Technological Feedback

As a follow up to my first entry, I’d like to stay on topic with assistive technology (AT) and the teachers that use them. The purpose of this blog is not only to showcase helpful AT, but to also solicit feedback from teachers to see how comfortable they are with using these devices and interventions. I imagine the participatory audience of teachers of students with physical disabilities to be on the smaller side, so feedback from teachers who do not teach said students are welcomed to participate as well. Lastly, the results aren’t meant to be shared publicly, but to give you an insight on where you stand. That said, feedback is always welcomed in the comments section.

Types of Assistive Technology

(1) Talking calculators: relaying mathematics via audio.

Your familiarity or comfort level with this device

(1 = Unfamiliar / Uncomfortable; 5 = Very familiar / Very comfortable)

1                      2                      3                      4                      5

(2) Text-to-voice: similarly to the talking calculator, it allows for students with audio and/or visual impairments to hear what is written.

Your familiarity or comfort level with this device

(1 = Unfamiliar / Uncomfortable; 5 = Very familiar / Very comfortable)

1                      2                      3                      4                      5

(3) Portable word processors: similar to a laptop though usually fitted with many AT helpful features, this device allows for students to meet their processing needs.

Your familiarity or comfort level with this device

(1 = Unfamiliar / Uncomfortable; 5 = Very familiar / Very comfortable)

1                      2                      3                      4                      5

(4) Alternative keyboards: keyboards that meet the needs of a student with disabilities whether ergonomic or spacial.

Your familiarity or comfort level with this device

(1 = Unfamiliar / Uncomfortable; 5 = Very familiar / Very comfortable)

1                      2                      3                      4                      5

(5) Switches: a device that allows for remote access to a computer and it typically easier to use than a keyboard and mouse.

Your familiarity or comfort level with this device

(1 = Unfamiliar / Uncomfortable; 5 = Very familiar / Very comfortable)

1                      2                      3                      4                      5

(6) Phonetic spelling software: helpful for students with learning disabilities such as dyslexia.

Your familiarity or comfort level with this device

(1 = Unfamiliar / Uncomfortable; 5 = Very familiar / Very comfortable)

1                      2                      3                      4                      5

(7) Scholastic keys: simplifies the Microsoft interface for students with learning disabilities.

Your familiarity or comfort level with this device

(1 = Unfamiliar / Uncomfortable; 5 = Very familiar / Very comfortable)

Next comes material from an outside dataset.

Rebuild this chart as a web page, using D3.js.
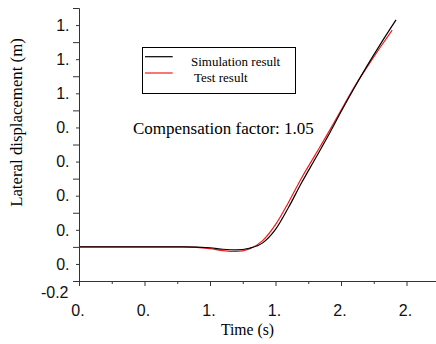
<!DOCTYPE html>
<html>
<head>
<meta charset="utf-8">
<script src="https://cdn.jsdelivr.net/npm/d3@7"></script>
<style>
  html, body { margin: 0; padding: 0; background: #fff; }
  svg { display: block; }
</style>
</head>
<body>
<svg id="chart" width="436" height="344"></svg>
<script>
// ---- data ----
const simTime  = [0, 0.4, 0.8, 1.0, 1.1, 1.2, 1.3, 1.4, 1.5, 1.6, 1.7, 1.8, 1.9, 2.0, 2.1, 2.2, 2.3, 2.42];
const simDisp  = [0, 0, 0, -0.005, -0.014, -0.018, -0.008, 0.022, 0.102, 0.232, 0.377, 0.512, 0.648, 0.792, 0.93, 1.062, 1.187, 1.33];
const testTime = [0, 0.4, 0.8, 1.0, 1.1, 1.2, 1.3, 1.4, 1.5, 1.6, 1.7, 1.8, 1.9, 2.0, 2.1, 2.2, 2.3, 2.39];
const testDisp = [0, 0, 0, -0.01, -0.022, -0.027, -0.012, 0.035, 0.13, 0.262, 0.405, 0.535, 0.665, 0.8, 0.935, 1.055, 1.17, 1.27];

const yMajor = [1.4, 1.2, 1.0, 0.8, 0.6, 0.4, 0.2, 0.0];
const yTickLabels = ["1.", "1.", "1.", "0.", "0.", "0.", "0.", "0."];
const yBottomValue = -0.2;
const yBottomLabel = "-0.2";
const xMajor = [0, 0.5, 1.0, 1.5, 2.0, 2.5];
const xTickLabels = ["0.", "0.", "1.", "1.", "2.", "2."];

const seriesNames = ["Simulation result", "Test result"];
const annotation = "Compensation factor: 1.05";
const xTitle = "Time (s)";
const yTitle = "Lateral displacement (m)";

// ---- layout ----
const SANS = "'Liberation Sans', Arial, sans-serif";
const SERIF = "'Liberation Serif', 'Times New Roman', serif";
const svg = d3.select("#chart");
const x0 = 79, xRight = 436, yBottom = 281, yTop = 8;
const x = d3.scaleLinear().domain([0, (xRight - x0) / 131]).range([x0, xRight]);
const y = d3.scaleLinear().domain([-0.2, 1.4]).range([yBottom, yTop]);
const axisColor = "#333";
const redColor = "#ee1c1c";

// curves
const line = d3.line().x(d => x(d[0])).y(d => y(d[1])).curve(d3.curveMonotoneX);
svg.append("path").datum(testTime.map((t, i) => [t, testDisp[i]]))
  .attr("d", line).attr("fill", "none").attr("stroke", redColor).attr("stroke-width", 1.2);
svg.append("path").datum(simTime.map((t, i) => [t, simDisp[i]]))
  .attr("d", line).attr("fill", "none").attr("stroke", "#000").attr("stroke-width", 1.2);

// y axis
const yMinor = d3.range(8).map(i => -0.1 + 0.2 * i);
const yAxisG = svg.append("g").attr("transform", `translate(${x0},0)`);
yAxisG.call(d3.axisLeft(y).tickValues(yMajor.concat([yBottomValue])).tickSize(6).tickSizeOuter(0).tickFormat(""));
yAxisG.append("g").call(d3.axisLeft(y).tickValues(yMinor).tickSize(3).tickSizeOuter(0).tickFormat(""));
yAxisG.selectAll(".domain").attr("stroke", axisColor);
yAxisG.selectAll(".tick line").attr("stroke", axisColor);
// labels (offset half-step below major ticks, as in the reference)
yAxisG.selectAll("text.ylab").data(yMajor).enter().append("text")
  .attr("class", "ylab")
  .attr("x", -9.5)
  .attr("y", d => y(d - 0.1) + 5.7)
  .attr("text-anchor", "end")
  .style("font-family", SANS)
  .attr("font-size", 16).attr("fill", "#111")
  .text((d, i) => yTickLabels[i]);
yAxisG.append("text")
  .attr("x", -10.5).attr("y", y(yBottomValue) + 16.5)
  .attr("text-anchor", "end")
  .style("font-family", SANS)
  .attr("font-size", 16).attr("fill", "#111")
  .text(yBottomLabel);

// x axis
const xMinor = d3.range(5).map(i => 0.25 + 0.5 * i);
const xAxisG = svg.append("g").attr("transform", `translate(0,${yBottom})`);
xAxisG.call(d3.axisBottom(x).tickValues(xMajor).tickSize(5).tickSizeOuter(0)
  .tickFormat((d, i) => xTickLabels[i]));
xAxisG.append("g").call(d3.axisBottom(x).tickValues(xMinor).tickSize(3).tickSizeOuter(0).tickFormat(""));
xAxisG.selectAll(".domain").attr("stroke", axisColor);
xAxisG.selectAll(".tick line").attr("stroke", axisColor);
xAxisG.selectAll(".tick text")
  .attr("y", 34.5).attr("dy", 0).attr("dx", -1.5)
  .style("font-family", SANS)
  .attr("font-size", 16).attr("fill", "#111");

// titles
svg.append("text")
  .attr("x", 247.5).attr("y", 335)
  .attr("text-anchor", "middle")
  .style("font-family", SERIF)
  .attr("font-size", 15.7).attr("fill", "#000")
  .text(xTitle);
svg.append("text")
  .attr("transform", "translate(22,122.5) rotate(-90)")
  .attr("text-anchor", "middle")
  .style("font-family", SERIF)
  .attr("font-size", 16.8).attr("fill", "#000")
  .text(yTitle);

// legend
const lg = svg.append("g");
lg.append("rect").attr("x", 142.5).attr("y", 47.5).attr("width", 153).attr("height", 46)
  .attr("fill", "#fff").attr("stroke", "#000").attr("stroke-width", 1);
const legendColors = ["#000", redColor];
const legendLineY = [56.7, 73];
const legendTextX = [191, 194];
const legendTextY = [66, 81.7];
seriesNames.forEach((name, i) => {
  lg.append("line").attr("x1", 145).attr("x2", 172.7)
    .attr("y1", legendLineY[i]).attr("y2", legendLineY[i])
    .attr("stroke", legendColors[i]).attr("stroke-width", 1.2);
  lg.append("text").attr("x", legendTextX[i]).attr("y", legendTextY[i])
    .style("font-family", SERIF)
    .attr("font-size", 13).attr("fill", "#000")
    .text(name);
});

// annotation
svg.append("text").attr("x", 133).attr("y", 134)
  .style("font-family", SERIF)
  .attr("font-size", 17).attr("fill", "#000")
  .text(annotation);
</script>
</body>
</html>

1                      2                      3                      4                      5

(8) Outlining software: a tool used to help students who struggle with organization skills.

Your familiarity or comfort level with this device

(1 = Unfamiliar / Uncomfortable; 5 = Very familiar / Very comfortable)

1                      2                      3                      4                      5

(9) Audiobooks: probably just what you’re thinking. This device reads text aloud to students.

Your familiarity or comfort level with this device

(1 = Unfamiliar / Uncomfortable; 5 = Very familiar / Very comfortable)

1                      2                      3                      4                      5

(10) Communication Access Real-time Translation (CART): a typist types what is said and the words are displayed on a screen for all of the class to see.

Your familiarity or comfort level with this device

(1 = Unfamiliar / Uncomfortable; 5 = Very familiar / Very comfortable)

1                      2                      3                      4                      5

(Information on the types of assistive technology and their explanations were provided by the American Institutes for Research)

Take a moment to review your results and think about your current comfort levels with the commonly used AT listed above. If you never have used them, or heard of them, think about how you would feel if placed in a classroom with students that required these types of technologies. I believe it is important to remember that as teachers, our greatest support should be directed to our students. If we are not confident and comfortable with the tools we use to teach them, we are doing them a disservice as their instructor.